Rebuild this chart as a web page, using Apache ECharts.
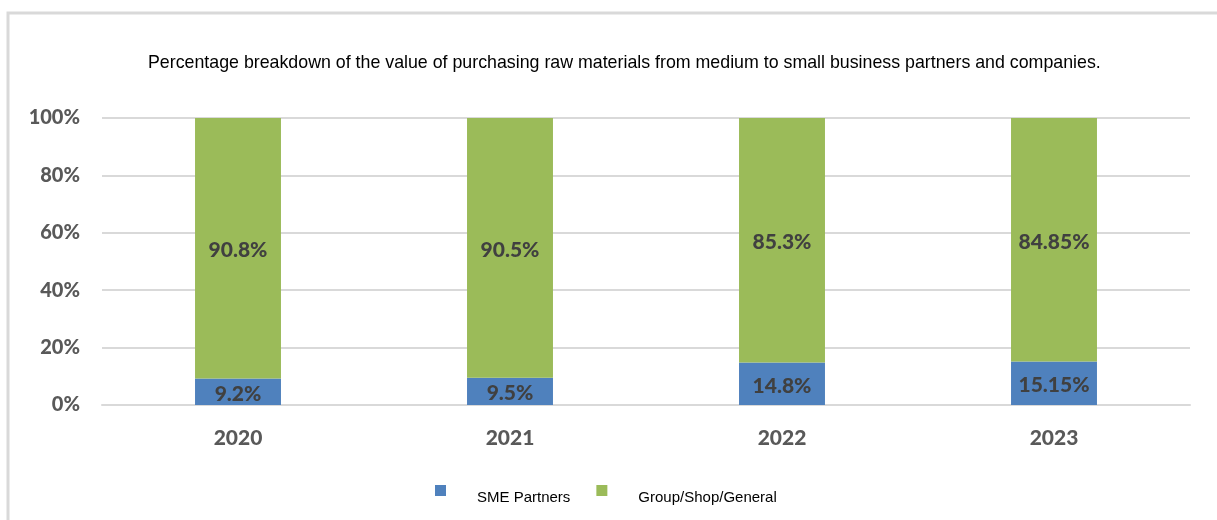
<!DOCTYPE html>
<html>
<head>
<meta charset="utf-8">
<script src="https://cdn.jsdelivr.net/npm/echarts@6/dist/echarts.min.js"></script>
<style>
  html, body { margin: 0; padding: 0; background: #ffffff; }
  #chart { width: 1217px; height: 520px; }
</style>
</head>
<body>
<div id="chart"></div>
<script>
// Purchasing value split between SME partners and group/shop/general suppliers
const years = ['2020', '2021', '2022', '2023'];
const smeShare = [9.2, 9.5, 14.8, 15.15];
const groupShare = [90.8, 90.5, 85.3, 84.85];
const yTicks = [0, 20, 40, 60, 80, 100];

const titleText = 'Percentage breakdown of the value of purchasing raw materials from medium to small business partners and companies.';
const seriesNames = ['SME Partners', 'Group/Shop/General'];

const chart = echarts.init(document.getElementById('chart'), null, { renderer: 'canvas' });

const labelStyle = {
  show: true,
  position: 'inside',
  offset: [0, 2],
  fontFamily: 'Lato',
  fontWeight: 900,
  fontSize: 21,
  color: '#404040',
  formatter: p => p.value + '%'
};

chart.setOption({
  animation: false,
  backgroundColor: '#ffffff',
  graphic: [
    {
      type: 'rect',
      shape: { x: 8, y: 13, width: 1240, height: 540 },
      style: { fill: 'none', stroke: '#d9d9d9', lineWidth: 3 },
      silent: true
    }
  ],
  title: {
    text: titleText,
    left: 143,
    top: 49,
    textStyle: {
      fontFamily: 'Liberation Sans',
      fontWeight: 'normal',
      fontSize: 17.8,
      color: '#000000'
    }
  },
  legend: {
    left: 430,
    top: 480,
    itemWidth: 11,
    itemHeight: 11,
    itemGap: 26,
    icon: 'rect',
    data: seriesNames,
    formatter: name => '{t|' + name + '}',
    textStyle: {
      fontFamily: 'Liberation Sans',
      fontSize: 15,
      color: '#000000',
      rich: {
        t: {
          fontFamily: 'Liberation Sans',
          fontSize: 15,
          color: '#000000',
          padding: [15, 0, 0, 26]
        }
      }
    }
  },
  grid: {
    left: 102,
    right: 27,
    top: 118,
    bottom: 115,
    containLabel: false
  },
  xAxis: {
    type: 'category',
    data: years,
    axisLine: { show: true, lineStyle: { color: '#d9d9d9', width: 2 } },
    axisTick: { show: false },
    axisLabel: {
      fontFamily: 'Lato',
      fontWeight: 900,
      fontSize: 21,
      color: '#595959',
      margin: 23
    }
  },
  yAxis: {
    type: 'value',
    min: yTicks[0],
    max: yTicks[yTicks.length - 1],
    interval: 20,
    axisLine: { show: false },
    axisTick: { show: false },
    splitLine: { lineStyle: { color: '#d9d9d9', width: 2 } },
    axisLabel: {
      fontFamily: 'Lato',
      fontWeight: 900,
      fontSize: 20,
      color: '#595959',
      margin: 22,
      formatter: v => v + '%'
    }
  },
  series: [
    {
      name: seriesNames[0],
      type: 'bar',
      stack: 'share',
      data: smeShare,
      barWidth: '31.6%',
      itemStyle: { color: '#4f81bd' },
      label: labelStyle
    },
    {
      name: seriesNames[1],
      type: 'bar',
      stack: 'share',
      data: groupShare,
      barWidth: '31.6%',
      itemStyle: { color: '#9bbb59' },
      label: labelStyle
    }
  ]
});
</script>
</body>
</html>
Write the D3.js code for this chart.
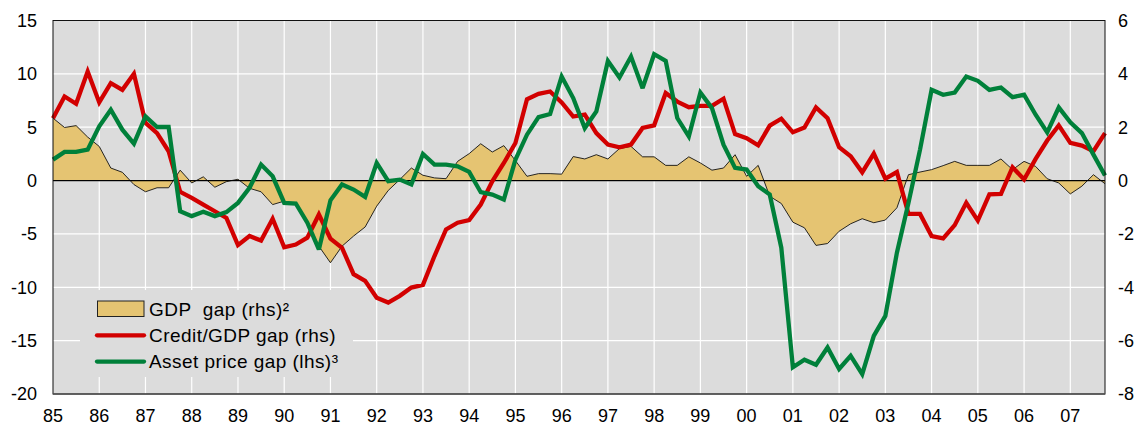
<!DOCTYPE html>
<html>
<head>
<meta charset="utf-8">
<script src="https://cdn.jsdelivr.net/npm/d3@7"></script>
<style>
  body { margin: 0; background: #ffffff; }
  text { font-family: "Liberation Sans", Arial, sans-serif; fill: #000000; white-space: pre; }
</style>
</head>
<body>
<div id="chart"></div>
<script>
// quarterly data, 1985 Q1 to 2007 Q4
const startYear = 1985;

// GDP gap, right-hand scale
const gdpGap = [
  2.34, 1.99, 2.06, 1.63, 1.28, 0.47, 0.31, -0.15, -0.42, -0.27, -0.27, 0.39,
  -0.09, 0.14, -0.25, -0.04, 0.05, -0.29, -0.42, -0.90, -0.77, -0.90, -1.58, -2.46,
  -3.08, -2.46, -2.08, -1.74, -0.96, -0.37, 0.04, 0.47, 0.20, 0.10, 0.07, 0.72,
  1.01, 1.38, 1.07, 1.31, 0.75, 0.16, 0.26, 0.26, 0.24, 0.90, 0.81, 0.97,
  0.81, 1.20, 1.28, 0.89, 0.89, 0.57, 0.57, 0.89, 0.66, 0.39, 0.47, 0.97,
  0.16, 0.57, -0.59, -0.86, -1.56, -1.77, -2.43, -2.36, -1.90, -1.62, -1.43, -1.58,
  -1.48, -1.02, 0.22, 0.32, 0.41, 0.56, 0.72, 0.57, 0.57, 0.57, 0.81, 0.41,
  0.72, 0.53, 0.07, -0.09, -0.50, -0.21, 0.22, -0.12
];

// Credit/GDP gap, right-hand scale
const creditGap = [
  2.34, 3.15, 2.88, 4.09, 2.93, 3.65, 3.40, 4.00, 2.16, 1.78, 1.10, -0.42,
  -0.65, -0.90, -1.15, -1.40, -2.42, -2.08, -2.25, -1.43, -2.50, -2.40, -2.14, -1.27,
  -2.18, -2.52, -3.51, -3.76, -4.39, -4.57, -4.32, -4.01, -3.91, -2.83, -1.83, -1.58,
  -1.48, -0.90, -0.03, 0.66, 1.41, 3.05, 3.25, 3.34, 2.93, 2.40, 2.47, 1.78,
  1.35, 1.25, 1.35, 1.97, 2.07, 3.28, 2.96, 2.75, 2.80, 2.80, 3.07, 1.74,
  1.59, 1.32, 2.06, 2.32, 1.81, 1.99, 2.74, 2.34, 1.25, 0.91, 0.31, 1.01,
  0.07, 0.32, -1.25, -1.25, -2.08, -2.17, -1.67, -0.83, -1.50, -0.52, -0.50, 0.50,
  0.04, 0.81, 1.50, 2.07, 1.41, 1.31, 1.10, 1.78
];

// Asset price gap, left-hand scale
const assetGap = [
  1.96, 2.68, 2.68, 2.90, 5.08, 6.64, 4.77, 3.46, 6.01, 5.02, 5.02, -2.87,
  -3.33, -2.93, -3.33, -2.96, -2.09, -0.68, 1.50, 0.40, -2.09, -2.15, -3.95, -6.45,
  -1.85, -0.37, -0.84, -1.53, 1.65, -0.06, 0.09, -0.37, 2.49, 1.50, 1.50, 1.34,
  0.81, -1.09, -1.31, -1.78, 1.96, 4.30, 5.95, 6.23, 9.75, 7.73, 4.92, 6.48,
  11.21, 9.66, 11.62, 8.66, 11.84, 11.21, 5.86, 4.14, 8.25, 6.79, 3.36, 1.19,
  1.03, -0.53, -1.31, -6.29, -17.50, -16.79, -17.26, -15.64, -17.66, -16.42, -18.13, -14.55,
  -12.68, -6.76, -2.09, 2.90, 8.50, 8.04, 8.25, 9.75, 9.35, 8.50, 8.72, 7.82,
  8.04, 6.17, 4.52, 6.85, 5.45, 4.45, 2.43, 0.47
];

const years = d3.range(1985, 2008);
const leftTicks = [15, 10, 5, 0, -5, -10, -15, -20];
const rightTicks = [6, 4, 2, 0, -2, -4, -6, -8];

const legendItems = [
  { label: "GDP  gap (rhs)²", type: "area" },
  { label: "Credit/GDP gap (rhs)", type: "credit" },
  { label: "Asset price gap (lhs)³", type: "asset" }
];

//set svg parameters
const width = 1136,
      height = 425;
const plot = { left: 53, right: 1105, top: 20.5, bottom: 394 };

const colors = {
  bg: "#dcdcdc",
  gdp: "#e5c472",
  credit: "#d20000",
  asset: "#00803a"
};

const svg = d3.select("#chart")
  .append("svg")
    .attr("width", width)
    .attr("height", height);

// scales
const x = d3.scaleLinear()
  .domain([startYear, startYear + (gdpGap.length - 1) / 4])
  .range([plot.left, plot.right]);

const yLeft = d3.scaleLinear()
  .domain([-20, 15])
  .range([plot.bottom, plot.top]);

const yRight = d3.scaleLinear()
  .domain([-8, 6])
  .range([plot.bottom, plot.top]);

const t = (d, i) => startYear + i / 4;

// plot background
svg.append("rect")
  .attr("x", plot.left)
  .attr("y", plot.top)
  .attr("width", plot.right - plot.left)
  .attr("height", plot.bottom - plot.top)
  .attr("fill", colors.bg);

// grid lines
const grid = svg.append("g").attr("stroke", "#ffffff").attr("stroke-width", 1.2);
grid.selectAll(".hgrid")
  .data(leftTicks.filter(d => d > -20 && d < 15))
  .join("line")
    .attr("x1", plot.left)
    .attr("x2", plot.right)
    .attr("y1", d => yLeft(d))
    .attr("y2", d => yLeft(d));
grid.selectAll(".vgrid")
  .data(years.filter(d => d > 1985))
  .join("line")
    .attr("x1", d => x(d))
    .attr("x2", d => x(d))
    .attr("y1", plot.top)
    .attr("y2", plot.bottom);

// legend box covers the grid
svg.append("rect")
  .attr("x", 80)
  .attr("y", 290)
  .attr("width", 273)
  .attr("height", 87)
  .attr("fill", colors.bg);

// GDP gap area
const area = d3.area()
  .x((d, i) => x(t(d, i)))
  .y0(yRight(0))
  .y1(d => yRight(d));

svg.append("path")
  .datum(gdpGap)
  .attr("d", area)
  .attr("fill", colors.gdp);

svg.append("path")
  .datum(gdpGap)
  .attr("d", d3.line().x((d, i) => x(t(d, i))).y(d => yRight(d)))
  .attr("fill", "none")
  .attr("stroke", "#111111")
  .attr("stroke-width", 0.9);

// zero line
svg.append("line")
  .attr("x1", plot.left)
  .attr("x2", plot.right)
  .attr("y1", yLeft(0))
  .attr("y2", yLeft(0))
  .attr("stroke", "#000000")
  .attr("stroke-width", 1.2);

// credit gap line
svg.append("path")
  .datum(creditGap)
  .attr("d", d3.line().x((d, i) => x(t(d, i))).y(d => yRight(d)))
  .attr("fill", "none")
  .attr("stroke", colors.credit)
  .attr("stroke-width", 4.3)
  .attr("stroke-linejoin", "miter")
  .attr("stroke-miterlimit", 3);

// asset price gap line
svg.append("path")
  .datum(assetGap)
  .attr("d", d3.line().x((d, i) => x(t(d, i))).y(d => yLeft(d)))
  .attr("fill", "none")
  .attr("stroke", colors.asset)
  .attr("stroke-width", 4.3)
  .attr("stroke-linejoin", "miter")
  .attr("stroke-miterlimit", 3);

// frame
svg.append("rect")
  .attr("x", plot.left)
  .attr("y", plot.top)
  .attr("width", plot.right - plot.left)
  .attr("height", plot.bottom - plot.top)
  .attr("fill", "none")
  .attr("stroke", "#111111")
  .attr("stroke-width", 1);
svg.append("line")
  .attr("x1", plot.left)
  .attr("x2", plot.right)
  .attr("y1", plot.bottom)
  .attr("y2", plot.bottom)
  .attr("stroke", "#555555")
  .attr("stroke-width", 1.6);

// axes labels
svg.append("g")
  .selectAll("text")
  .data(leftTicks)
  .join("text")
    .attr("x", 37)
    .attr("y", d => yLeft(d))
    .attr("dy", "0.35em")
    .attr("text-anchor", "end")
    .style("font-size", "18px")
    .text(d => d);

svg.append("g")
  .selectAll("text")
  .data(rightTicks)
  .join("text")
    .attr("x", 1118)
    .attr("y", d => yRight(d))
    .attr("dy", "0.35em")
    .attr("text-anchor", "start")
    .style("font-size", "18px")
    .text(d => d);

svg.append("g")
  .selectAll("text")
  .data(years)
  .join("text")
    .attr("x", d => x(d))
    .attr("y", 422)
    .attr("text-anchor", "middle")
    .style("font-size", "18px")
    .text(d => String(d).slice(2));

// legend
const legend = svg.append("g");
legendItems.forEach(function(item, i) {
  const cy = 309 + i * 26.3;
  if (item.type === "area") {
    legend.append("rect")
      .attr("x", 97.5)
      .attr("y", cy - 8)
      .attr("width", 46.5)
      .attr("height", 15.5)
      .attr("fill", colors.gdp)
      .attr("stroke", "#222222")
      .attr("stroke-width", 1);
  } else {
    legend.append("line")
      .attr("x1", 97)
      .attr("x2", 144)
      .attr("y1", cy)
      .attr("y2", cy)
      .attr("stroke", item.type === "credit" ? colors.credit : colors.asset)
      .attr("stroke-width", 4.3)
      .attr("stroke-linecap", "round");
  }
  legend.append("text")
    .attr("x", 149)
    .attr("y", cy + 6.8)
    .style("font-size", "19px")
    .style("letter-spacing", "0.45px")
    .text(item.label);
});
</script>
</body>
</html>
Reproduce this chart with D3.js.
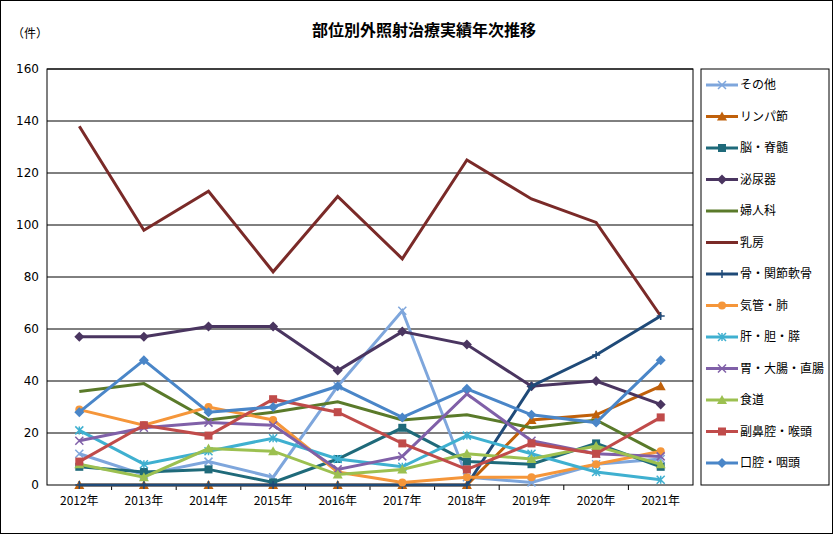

Request:
From the line containing "Write the D3.js code for this chart." through the line containing "const startYear = 1985;", copy every line above exactly, without pictures.

Written response:
Write the D3.js code for this chart.
<!DOCTYPE html>
<html>
<head>
<meta charset="utf-8">
<script src="https://cdn.jsdelivr.net/npm/d3@7"></script>
<style>
  body { margin: 0; background: #ffffff; }
  text { font-family: "Liberation Sans", Arial, sans-serif; fill: #000000; white-space: pre; }
</style>
</head>
<body>
<div id="chart"></div>
<script>
// quarterly data, 1985 Q1 to 2007 Q4
const startYear = 1985;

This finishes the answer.